Se si vuole capire la Grande Guerra bisogna leggere le parole di coloro i quali l’hanno vissuta. Con piacere ti sciorino il mio podio dei diari e delle memorie, che vanno anche un po’ oltre ai notissimi Lussu, Salsa e Dominioni che non dovrebbero mancare nella libreria di ciascun italiano. A mio avviso i diari di guerra più belli che ho letto, densi di significato e di tragicità, ma anche di grande dignità umana, sono: “Introduzione alla vita mediocre” di Arturo Stanghellini, “Un fante lassù” di Gino Cornali e “L’ora K” di Arnaldo Calori (di quest’ultimo mi pregio di averne curato nel 2016 la riedizione. Una grande soddisfazione). Mi limito questi tre, anche se ce ne sarebbero davvero tanti altri. Non mi addentro a stilare una lista di consigli sui saggi, sennò fra tre giorni sono ancora qua a scrivere!

7. Che cosa ti aspetti da Arditi d'Oro? Come verrà accolto secondo te dai lettori? Il pubblico dei lettori di libri a tema storico è particolarmente esigente... dici che verrà promosso o verrà eletto a nuova Cazzullata di fine 2018?
Torniamo al discorso di prima. Un lettore “qualunque” che si avvicina ad un libro nuovo percepisce la passione dietro ad un’opera. “Arditi d’oro” non può che fare questa impressione. Anche i lettori più esigenti e competenti, a mio avviso, saranno appagati da questa lettura, per il suo stile ma, soprattutto, per la competenza degli autori che non hanno scritto “cazzullate”. Gli autori di questo libro non sono “opportunisti” del libro, ma, ribadisco, persone che da anni si dedicano a tematiche legate alla memoria della Grande Guerra.

8. Questo libro potrebbe avvicinare i ragazzi più giovani agli arditi oppure pensi che la Grande Guerra sia materia vietata per gli under 30?
Mi sembra di dover fare una sorta di “discorso di fine anno del Presidente della Repubblica”: se i giovani non si interessano alla storia del proprio paese, il paese è destinato a spegnersi velocemente. Guai se questa tematica fosse vietata agli under 30! È da ragazzi che scattano certi meccanismi mentali e che si accendono certe scintille. Del resto la maggioranza delle storie raccontate in “Arditi d’oro” parla proprio di under 30, di ragazzini… che la guerra portò via dalle case e dagli affetti. Che questi giovani siano un esempio per spirito di dedizione e di sacrificio ai giovani d’oggi. Le difficoltà e le prove da superare ci sono per ogni generazione a proprio modo.

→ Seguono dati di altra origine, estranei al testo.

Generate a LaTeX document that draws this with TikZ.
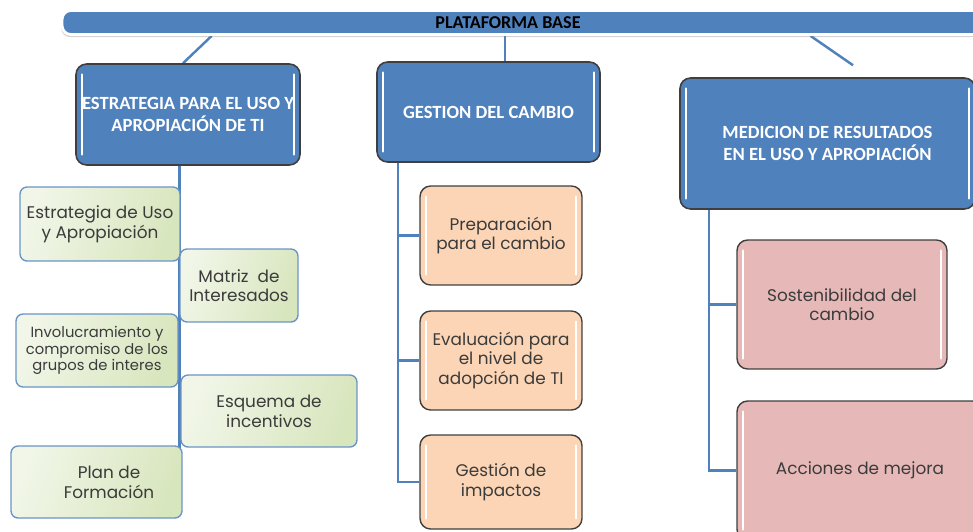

9. Il 2019 si avvicina... avremo modo di vederti ancora all'opera con carta e penna (o mouse e tastiera)? Cosa bolle in pentola? 
Bollono talmente tante cose che tra poco la pentola scoppierà! Scherzi a parte: la mia passione e la voglia di scrivere e raccontare queste storie è talmente tanta che è difficile tenermi fermo. Fra curatele di diari, collaborazioni con editori ed enti già avviate da tempo… sarà un 2019 bello ricco di pubblicazioni, forse addirittura più del 2018! Si sta poi facendo strada una nuova folle idea… alla “Roseano”, per intenderci. Con alcuni amici daremo vita ad una piccola collana di biografie di questi “uomini del ‘900”, combattenti della Grande Guerra e non solo. Un progetto ambizioso e un po’ folle, ma nel quale credo e crediamo molto. Non mancherò di tenerne informato Funedivincolo, promesso!

NOTA BIOGRAFICA
Nato a Bologna il 3 giugno 1986, si è laureato all’Università di Bologna in Storia Contemporanea. Da anni si dedica alla ricerca storica con particolare attenzione alle vicende personali dei caduti e dei reduci e al contributo emiliano romagnolo durante il primo conflitto mondiale. Collaboratore del civico Museo del Risorgimento di Bologna, presidente del Comitato "Memorie di Pietra della Grande Guerra", che si occupa di rieditare libri per raccogliere fondi per il restauro di manufatti della Grande Guerra, vicepresidente della associazione storico culturale “Emilia Romagna al fronte”, redattore e progettista del Museo Virtuale della Grande Guerra di Redipuglia sorto sotto l’alto patronato del Presidente della Repubblica. È stato consulente storico per due puntate su cinque per Facttv.uk, che ha realizzato per conto di Der Spiegel la serie documentario The great war underground. Tra le sue pubblicazioni per Gaspari Editore: "Il calvario degli emiliani. L’attacco al Podgora del giugno 1915", "Storia cronologica dei combattimenti sul fronte italiano 1915-1918", "La grande guerra italiana, le battaglie", "Arditi, cavalieri e fanti nell’epopea della battaglia del Solstizio", "I combattimenti degli arditi sul Piave". Per la rivista Limes il saggio Fatta la guerra si fecero gli italiani (maggio 2014); coautore con A. Spicciarelli del bollettino del Museo del Risorgimento anno 2016 dal titolo: Tra Nizza e le Argonne, i volontari emiliano romagnoli in camicia rossa 1914-1915.